Weekly Military Intelligence Review.
Folio (210 x 345 mm). 22 issues. Together (58), 388 pp. With 2 photographs, 1 plate of graphs showing incidents in Egypt, June-July 1946, 1 folding plan of Persian Azerbaijan, 1 folding plan of Greece and Western Turkey, and 1 folding map of Middle East Intelligence. Original printed stapled wrappers.
An intriguing specimen of British post-war intelligence documentation rarely seen in the trade, focussing on but not limited to the Middle East. Based on the Middle Eastern Intelligence services' zones of major responsibility and their spheres of interest (see the map in vol. 100), their reviews cover a vast range of topics. They not only outline the Anglo-Egyptian treaty negotiations and the political situation in Libya, Palestine, and Syria, but also discuss the Arab League (photograph of a meeting of the League in vol. 90), terrorist attacks carried out by Jewish illegal forces in Palestine, the struggle with illegal immigration (a photograph showing a boat of immigrants in vol. 74), and political Zionism. However, the reviews also cover the political and economic situation in Germany, the problem of former Nazi sympathisers regaining positions of power and security (sketched out in the case of "Dr. Drecksacker"), and include an eye-witness report by an SS man employed at the Auschwitz concentration camp, translated into English. British views on Russia make up another significant part, including the reprint of an article by the American journalist Brooks Atkinson, published in the U.S. magazine "Life", accusing Soviet leaders of "group paranoia", as well as analyses of Russian broadcasts with respect to Middle Eastern countries. Moreover, the reviews outline British relations with Greece and the Balkans, France, Yugoslavia, Bulgaria, Italy, Turkey and Kurdistan, Romania, and India, while also discussing the organisation and functions of the U.N.
Despite the imprint indicating a print run of 400 copies, none can be traced on WorldCat.

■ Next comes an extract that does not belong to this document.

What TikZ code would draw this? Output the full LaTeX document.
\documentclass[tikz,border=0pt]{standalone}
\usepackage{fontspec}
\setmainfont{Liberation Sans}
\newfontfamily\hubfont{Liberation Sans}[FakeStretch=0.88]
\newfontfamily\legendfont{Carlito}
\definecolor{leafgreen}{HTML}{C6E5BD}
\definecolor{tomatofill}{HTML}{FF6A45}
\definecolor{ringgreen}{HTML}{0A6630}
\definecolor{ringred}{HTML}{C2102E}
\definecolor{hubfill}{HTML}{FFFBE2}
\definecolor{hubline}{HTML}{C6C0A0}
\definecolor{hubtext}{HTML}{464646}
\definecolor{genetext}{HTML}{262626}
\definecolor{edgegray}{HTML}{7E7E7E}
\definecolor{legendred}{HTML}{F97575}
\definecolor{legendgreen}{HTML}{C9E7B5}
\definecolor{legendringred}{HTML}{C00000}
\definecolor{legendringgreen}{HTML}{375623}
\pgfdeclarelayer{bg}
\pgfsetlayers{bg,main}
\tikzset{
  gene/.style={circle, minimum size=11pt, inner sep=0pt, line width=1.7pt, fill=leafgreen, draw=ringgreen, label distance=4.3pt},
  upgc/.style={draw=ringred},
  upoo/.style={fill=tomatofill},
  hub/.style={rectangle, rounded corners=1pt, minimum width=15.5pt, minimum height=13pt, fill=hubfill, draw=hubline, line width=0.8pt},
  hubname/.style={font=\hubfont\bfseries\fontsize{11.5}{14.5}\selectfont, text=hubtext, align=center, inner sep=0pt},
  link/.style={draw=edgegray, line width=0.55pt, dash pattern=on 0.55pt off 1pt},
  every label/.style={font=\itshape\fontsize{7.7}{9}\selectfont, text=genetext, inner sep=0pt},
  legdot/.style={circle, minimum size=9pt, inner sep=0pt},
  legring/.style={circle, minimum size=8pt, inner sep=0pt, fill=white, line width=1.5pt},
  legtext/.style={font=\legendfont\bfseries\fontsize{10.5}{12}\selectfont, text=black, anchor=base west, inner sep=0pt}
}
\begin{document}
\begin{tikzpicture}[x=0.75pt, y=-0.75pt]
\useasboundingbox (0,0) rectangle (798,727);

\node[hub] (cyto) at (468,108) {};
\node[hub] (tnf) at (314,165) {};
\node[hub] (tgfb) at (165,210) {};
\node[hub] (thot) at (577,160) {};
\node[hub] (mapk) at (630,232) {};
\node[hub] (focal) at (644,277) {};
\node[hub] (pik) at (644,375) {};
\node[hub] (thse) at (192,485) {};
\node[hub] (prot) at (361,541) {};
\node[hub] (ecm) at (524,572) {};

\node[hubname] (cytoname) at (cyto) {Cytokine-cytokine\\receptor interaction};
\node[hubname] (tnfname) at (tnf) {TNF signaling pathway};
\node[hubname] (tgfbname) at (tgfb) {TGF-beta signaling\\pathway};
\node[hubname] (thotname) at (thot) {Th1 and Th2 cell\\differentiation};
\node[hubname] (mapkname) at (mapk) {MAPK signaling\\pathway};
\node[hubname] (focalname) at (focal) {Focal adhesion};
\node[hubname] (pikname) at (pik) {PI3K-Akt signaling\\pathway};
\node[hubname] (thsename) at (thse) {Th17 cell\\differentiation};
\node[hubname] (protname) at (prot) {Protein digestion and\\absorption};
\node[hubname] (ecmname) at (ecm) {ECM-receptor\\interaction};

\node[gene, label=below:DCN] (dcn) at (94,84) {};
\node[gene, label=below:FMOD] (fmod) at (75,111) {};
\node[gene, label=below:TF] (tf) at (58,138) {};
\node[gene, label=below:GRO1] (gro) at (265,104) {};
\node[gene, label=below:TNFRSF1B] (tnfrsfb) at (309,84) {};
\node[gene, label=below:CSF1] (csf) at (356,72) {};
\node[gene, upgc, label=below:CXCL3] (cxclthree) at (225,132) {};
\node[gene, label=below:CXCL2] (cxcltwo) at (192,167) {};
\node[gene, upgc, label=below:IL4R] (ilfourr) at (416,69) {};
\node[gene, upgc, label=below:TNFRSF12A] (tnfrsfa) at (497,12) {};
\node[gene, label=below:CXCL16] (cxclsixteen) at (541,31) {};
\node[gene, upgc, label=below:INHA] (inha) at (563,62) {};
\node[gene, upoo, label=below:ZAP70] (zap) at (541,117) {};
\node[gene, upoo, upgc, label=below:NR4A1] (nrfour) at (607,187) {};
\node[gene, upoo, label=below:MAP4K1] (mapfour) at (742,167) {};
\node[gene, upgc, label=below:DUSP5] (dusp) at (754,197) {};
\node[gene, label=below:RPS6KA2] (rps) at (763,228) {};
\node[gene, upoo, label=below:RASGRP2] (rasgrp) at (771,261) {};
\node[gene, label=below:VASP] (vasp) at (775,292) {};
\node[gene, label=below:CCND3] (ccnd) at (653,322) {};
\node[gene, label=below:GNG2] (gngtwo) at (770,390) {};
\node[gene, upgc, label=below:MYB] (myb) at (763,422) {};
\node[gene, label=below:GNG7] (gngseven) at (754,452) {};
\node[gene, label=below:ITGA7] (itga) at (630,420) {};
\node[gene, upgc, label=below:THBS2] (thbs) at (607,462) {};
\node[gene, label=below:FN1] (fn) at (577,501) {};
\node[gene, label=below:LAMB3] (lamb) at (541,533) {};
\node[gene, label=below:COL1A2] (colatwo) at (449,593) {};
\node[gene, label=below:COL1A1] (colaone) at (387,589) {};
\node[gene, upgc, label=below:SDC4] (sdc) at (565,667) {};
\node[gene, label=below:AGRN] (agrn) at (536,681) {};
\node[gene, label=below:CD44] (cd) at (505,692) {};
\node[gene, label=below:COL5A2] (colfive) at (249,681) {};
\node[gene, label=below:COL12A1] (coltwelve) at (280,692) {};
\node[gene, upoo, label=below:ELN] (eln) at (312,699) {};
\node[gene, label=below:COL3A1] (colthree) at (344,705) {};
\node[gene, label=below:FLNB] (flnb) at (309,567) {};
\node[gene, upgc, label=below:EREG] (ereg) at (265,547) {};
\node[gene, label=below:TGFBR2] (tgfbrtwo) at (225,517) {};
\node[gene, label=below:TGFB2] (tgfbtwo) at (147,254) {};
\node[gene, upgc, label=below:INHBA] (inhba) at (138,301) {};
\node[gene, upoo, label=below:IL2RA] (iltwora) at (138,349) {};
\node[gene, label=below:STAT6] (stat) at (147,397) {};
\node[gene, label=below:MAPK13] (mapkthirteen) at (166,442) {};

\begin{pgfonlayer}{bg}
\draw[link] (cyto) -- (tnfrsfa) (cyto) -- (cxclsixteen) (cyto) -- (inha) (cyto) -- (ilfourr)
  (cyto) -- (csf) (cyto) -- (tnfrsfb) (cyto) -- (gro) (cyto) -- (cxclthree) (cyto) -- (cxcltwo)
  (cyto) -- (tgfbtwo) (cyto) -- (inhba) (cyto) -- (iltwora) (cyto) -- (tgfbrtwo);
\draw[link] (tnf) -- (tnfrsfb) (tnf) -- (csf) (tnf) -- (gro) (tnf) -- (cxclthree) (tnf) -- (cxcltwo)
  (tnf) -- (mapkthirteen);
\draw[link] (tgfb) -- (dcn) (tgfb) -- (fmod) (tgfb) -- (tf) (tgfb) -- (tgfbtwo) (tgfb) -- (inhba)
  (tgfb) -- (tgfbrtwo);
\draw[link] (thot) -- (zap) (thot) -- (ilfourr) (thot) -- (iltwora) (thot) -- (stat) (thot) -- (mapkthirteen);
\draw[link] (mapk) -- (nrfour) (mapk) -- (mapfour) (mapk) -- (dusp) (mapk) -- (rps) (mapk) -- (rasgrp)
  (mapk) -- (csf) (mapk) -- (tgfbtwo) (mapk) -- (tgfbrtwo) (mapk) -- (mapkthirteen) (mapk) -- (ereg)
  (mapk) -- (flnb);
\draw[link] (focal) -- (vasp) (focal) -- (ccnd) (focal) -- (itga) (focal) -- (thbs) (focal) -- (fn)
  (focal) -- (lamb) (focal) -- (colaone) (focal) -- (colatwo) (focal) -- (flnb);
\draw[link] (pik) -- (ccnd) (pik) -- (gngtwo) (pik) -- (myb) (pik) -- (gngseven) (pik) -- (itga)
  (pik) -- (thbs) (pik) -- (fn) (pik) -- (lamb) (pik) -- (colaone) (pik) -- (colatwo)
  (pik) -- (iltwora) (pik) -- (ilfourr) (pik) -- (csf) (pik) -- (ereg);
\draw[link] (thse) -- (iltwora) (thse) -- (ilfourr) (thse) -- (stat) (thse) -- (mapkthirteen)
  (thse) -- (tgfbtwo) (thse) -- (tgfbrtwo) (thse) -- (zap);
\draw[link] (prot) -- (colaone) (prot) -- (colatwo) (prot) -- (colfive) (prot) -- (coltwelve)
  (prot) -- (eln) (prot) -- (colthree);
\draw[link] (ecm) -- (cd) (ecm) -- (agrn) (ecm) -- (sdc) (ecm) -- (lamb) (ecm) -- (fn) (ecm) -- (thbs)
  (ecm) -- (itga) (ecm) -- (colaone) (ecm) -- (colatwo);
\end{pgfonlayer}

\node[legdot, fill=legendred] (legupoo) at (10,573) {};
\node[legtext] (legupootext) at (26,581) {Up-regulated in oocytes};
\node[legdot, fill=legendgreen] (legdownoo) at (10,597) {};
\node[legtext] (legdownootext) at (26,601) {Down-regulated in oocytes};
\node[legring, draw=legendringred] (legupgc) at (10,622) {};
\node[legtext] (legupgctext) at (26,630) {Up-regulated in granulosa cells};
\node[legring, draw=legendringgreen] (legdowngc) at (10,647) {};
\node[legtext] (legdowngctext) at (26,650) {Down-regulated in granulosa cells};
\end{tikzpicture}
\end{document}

A 12-volume set was sold at Christie's in 2018.
Wrappers have stamps of the "Assistant Director of Medical Service 3rd Divisions". Traces of rust near the staples. The first two pages of vol. 100 loose; a small tear on pp. 9f. of vol. 90, as well as a small flaw to the title-page of vol. 98, neither touching the text.
A rare window into the issues that concerned the British military intelligence following WWII.